I am not talking about most historians (who I would not trust in any case) or most situations. I am talking specifically about Brown v. Board of Education. Where the court ruled that black kids DID have a "right to white people".

In Sweatt v. Painter, supra, in finding that a segregated law school for Negroes could not provide them equal educational opportunities, this Court relied in large part on "those qualities which are incapable of objective measurement but which make for greatness in a law school." In McLaurin v. Oklahoma State Regents, supra, the Court, in requiring that a Negro admitted to a white graduate school be treated like all other students, again resorted to intangible considerations: ". . . his ability to study, to engage in discussions and exchange views with other students, and, in general, to learn his profession." Such considerations apply with added force to children in grade and high schools. To separate them from others of similar age and qualifications solely because of their race generates a feeling of inferiority as to their status in the community that may affect their hearts and minds in a way unlikely ever to be undone. The effect of this separation on their educational opportunities was well stated by a finding in the Kansas case by a court which nevertheless felt compelled to rule against the Negro plaintiffs:

Segregation of white and colored children in public schools has a detrimental effect upon the colored children. The impact is greater when it has the sanction of the law, for the policy of separating the races is usually interpreted as denoting the inferiority of the negro group. A sense of inferiority affects the motivation of a child to learn. Segregation with the sanction of law, therefore, has a tendency to [retard] the educational and mental development of negro children and to deprive them of some of the benefits they would receive in a racial[ly] integrated school system.

Whatever may have been the extent of psychological knowledge at the time of Plessy v. Ferguson, this finding is amply supported by modern authority. Any language in Plessy v. Ferguson contrary to this finding is rejected.

We conclude that, in the field of public education, the doctrine of "separate but equal" has no place.
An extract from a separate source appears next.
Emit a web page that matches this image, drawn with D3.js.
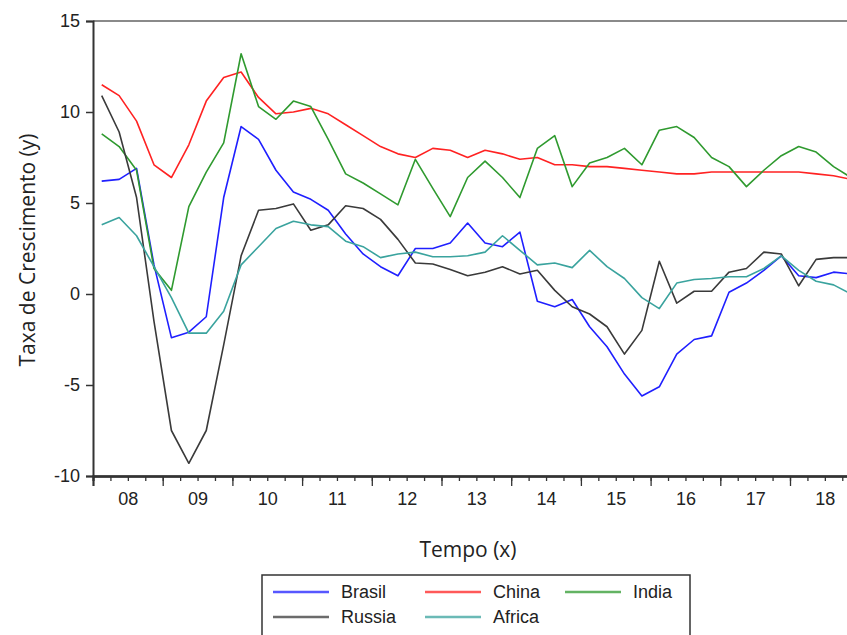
<!DOCTYPE html>
<html>
<head>
<meta charset="utf-8">
<script src="https://cdn.jsdelivr.net/npm/d3@7"></script>
<style>
  body { margin: 0; background: #fff; }
  svg { display: block; }
</style>
</head>
<body>
<svg class="line-chart"></svg>
<script>
// quarterly growth, 2008Q1 .. 2018Q4
var startYear = 2008;
var yearLabels = ["08", "09", "10", "11", "12", "13", "14", "15", "16", "17", "18"];
var yTicks = [-10, -5, 0, 5, 10, 15];

var brasil = [6.2, 6.3, 6.9, 1.6, -2.4, -2.1, -1.25, 5.3, 9.2, 8.5, 6.8, 5.6, 5.2, 4.6, 3.3, 2.2, 1.5, 1.0, 2.5, 2.5, 2.8, 3.9, 2.8, 2.6, 3.4, -0.4, -0.7, -0.3, -1.8, -2.9, -4.4, -5.6, -5.1, -3.3, -2.5, -2.3, 0.1, 0.6, 1.3, 2.1, 1.0, 0.9, 1.2, 1.1];
var china = [11.5, 10.9, 9.5, 7.1, 6.4, 8.2, 10.6, 11.9, 12.2, 10.8, 9.9, 10.0, 10.2, 9.9, 9.3, 8.7, 8.1, 7.7, 7.5, 8.0, 7.9, 7.5, 7.9, 7.7, 7.4, 7.5, 7.1, 7.1, 7.0, 7.0, 6.9, 6.8, 6.7, 6.6, 6.6, 6.7, 6.7, 6.7, 6.7, 6.7, 6.7, 6.6, 6.5, 6.3];
var india = [8.8, 8.1, 6.8, 1.4, 0.2, 4.8, 6.7, 8.3, 13.2, 10.3, 9.6, 10.6, 10.3, 8.5, 6.6, 6.1, 5.5, 4.9, 7.4, 5.8, 4.25, 6.4, 7.3, 6.4, 5.3, 8.0, 8.7, 5.9, 7.2, 7.5, 8.0, 7.1, 9.0, 9.2, 8.6, 7.5, 7.0, 5.9, 6.8, 7.6, 8.1, 7.8, 7.0, 6.4];
var russia = [10.9, 8.9, 5.3, -1.5, -7.5, -9.3, -7.5, -2.8, 2.1, 4.6, 4.7, 4.95, 3.5, 3.8, 4.85, 4.7, 4.1, 3.0, 1.7, 1.65, 1.35, 1.0, 1.2, 1.5, 1.1, 1.3, 0.2, -0.7, -1.1, -1.8, -3.3, -2.0, 1.8, -0.5, 0.15, 0.15, 1.2, 1.4, 2.3, 2.2, 0.45, 1.9, 2.0, 2.0];
var africa = [3.8, 4.2, 3.2, 1.5, -0.2, -2.15, -2.15, -0.95, 1.6, 2.6, 3.6, 4.0, 3.8, 3.7, 2.9, 2.6, 2.0, 2.2, 2.3, 2.05, 2.05, 2.1, 2.3, 3.2, 2.4, 1.6, 1.7, 1.45, 2.4, 1.5, 0.85, -0.2, -0.8, 0.6, 0.8, 0.85, 0.95, 0.95, 1.4, 2.1, 1.3, 0.7, 0.5, 0.0];

var seriesNames = ["Brasil", "China", "India", "Russia", "Africa"];
var seriesColors = ["#1f1fff", "#ff2222", "#2f9a2f", "#3a3a3a", "#3aa39e"];
var seriesValues = [brasil, china, india, russia, africa];

var svgWidth = 847, svgHeight = 635;

var svg = d3.select('svg.line-chart')
    .attr("width", svgWidth)
    .attr("height", svgHeight)
    .style('background-color', 'white');

// plot frame (note: "top" is taken by window.top, so plotTop)
var plotLeft = 93, plotTop = 21, plotBottom = 476, yearPx = 69.7;

var xScale = d3.scaleLinear()
    .domain([startYear, startYear + 11])
    .range([plotLeft, plotLeft + 11 * yearPx]);
var yScale = d3.scaleLinear().domain([-10, 15]).range([plotBottom, plotTop]);

var font = "'Liberation Sans', Arial, sans-serif";

// top border
svg.append("line")
    .attr("x1", plotLeft).attr("x2", svgWidth)
    .attr("y1", plotTop).attr("y2", plotTop)
    .style("stroke", "#8a8a8a")
    .style("stroke-width", 2);

// lines
svg.append("clipPath").attr("id", "plot")
    .append("rect")
    .attr("x", plotLeft).attr("y", plotTop)
    .attr("width", svgWidth - plotLeft).attr("height", plotBottom - plotTop);

var line = d3.line()
    .x(function (d, i) { return xScale(startYear + (i + 0.5) / 4); })
    .y(function (d) { return yScale(d); });

svg.append("g")
    .attr("clip-path", "url(#plot)")
    .selectAll("path")
    .data(seriesValues)
    .enter()
    .append("path")
    .attr("d", line)
    .style("fill", "none")
    .style("stroke", function (d, i) { return seriesColors[i]; })
    .style("stroke-width", 1.6)
    .style("stroke-linejoin", "round");

// x axis: quarter ticks, year ticks, then labels in the middle of each year
var quarterTicks = d3.range(0, 11 * 4 + 1).map(function (q) { return startYear + q / 4; });
var yearTicks = d3.range(0, 12).map(function (k) { return startYear + k; });
var yearMids = yearLabels.map(function (d, k) { return startYear + k + 0.5; });

var gx = svg.append("g")
    .attr("transform", "translate(0," + plotBottom + ")");

gx.append("g")
    .call(d3.axisBottom(xScale).tickValues(quarterTicks).tickSize(5).tickFormat(""));
gx.append("g")
    .call(d3.axisBottom(xScale).tickValues(yearTicks).tickSize(10).tickFormat(""));
gx.append("g")
    .call(d3.axisBottom(xScale).tickValues(yearMids).tickSize(0).tickPadding(16)
        .tickFormat(function (d, k) { return yearLabels[k]; }));

gx.selectAll("path.domain").style("stroke", "#333").style("stroke-width", 2);
gx.selectAll(".tick line").style("stroke", "#333").style("stroke-width", 1.3);
gx.selectAll(".tick text")
    .style("font-family", font)
    .style("font-size", "18px")
    .style("fill", "#222");

// y axis (plain hyphen for negatives, like the original)
var gy = svg.append("g")
    .attr("transform", "translate(" + plotLeft + ",0)")
    .call(d3.axisLeft(yScale).tickValues(yTicks).tickSize(7).tickPadding(6)
        .tickFormat(function (d) { return String(d); }));

gy.select("path.domain").style("stroke", "#333").style("stroke-width", 2);
gy.selectAll(".tick line").style("stroke", "#333").style("stroke-width", 1.5);
gy.selectAll(".tick text")
    .style("font-family", font)
    .style("font-size", "18px")
    .style("fill", "#222");

// axis titles
svg.append('text')
    .attr('x', 468)
    .attr('y', 557)
    .attr('text-anchor', 'middle')
    .style('font-family', "'Open Sans', 'Noto Sans', sans-serif")
    .style('font-size', "21px")
    .style('fill', '#222')
    .text('Tempo (x)');

svg.append('text')
    .attr('text-anchor', 'middle')
    .attr('transform', 'translate(35,250)rotate(-90)')
    .style('font-family', "'Open Sans', 'Noto Sans', sans-serif")
    .style('font-size', "21px")
    .style('fill', '#222')
    .text('Taxa de Crescimento (y)');

// legend
svg.append("rect")
    .attr("x", 262).attr("y", 575)
    .attr("width", 428).attr("height", 80)
    .style("fill", "white")
    .style("stroke", "#333")
    .style("stroke-width", 1.5);

var legendCols = [273, 425, 565], legendRows = [592, 617];

var item = svg.selectAll("g.legend-item")
    .data(seriesNames)
    .enter()
    .append("g")
    .attr("class", "legend-item")
    .attr("transform", function (d, i) {
        return "translate(" + legendCols[i % 3] + "," + legendRows[Math.floor(i / 3)] + ")";
    });

item.append("line")
    .attr("x1", 0).attr("x2", 56)
    .style("stroke", function (d, i) { return seriesColors[i]; })
    .style("stroke-width", 2.5)
    .style("opacity", 0.75);

item.append("text")
    .attr("x", 68)
    .attr("y", 6)
    .style("font-family", font)
    .style("font-size", "18px")
    .style("fill", "#222")
    .text(function (d) { return d; });
</script>
</body>
</html>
Separate educational facilities are inherently unequal.

The ruling was that legal or otherwise fair separation is still often used to emphasize unfairness and is psychologically harmful to children, and that there are valid "intangible considerations" beyond mere obvious physical facts that make it impossible to satisfy the "equal" requirement. There is no implication here at all about white people, only that separation violates the spirit of the 14th Amendment (which amendment's history, they found, was not conclusive or useful enough to serve as a guide in interpretation). This specific decision also did not extend to areas other than public education, which is also an important point.

There is no implication here at all about white people

Indeed there is:

Segregation of white and colored children in public schools has a detrimental effect upon the colored children.

The implication is that the "colored" children have the right to benefit from the presence of white children.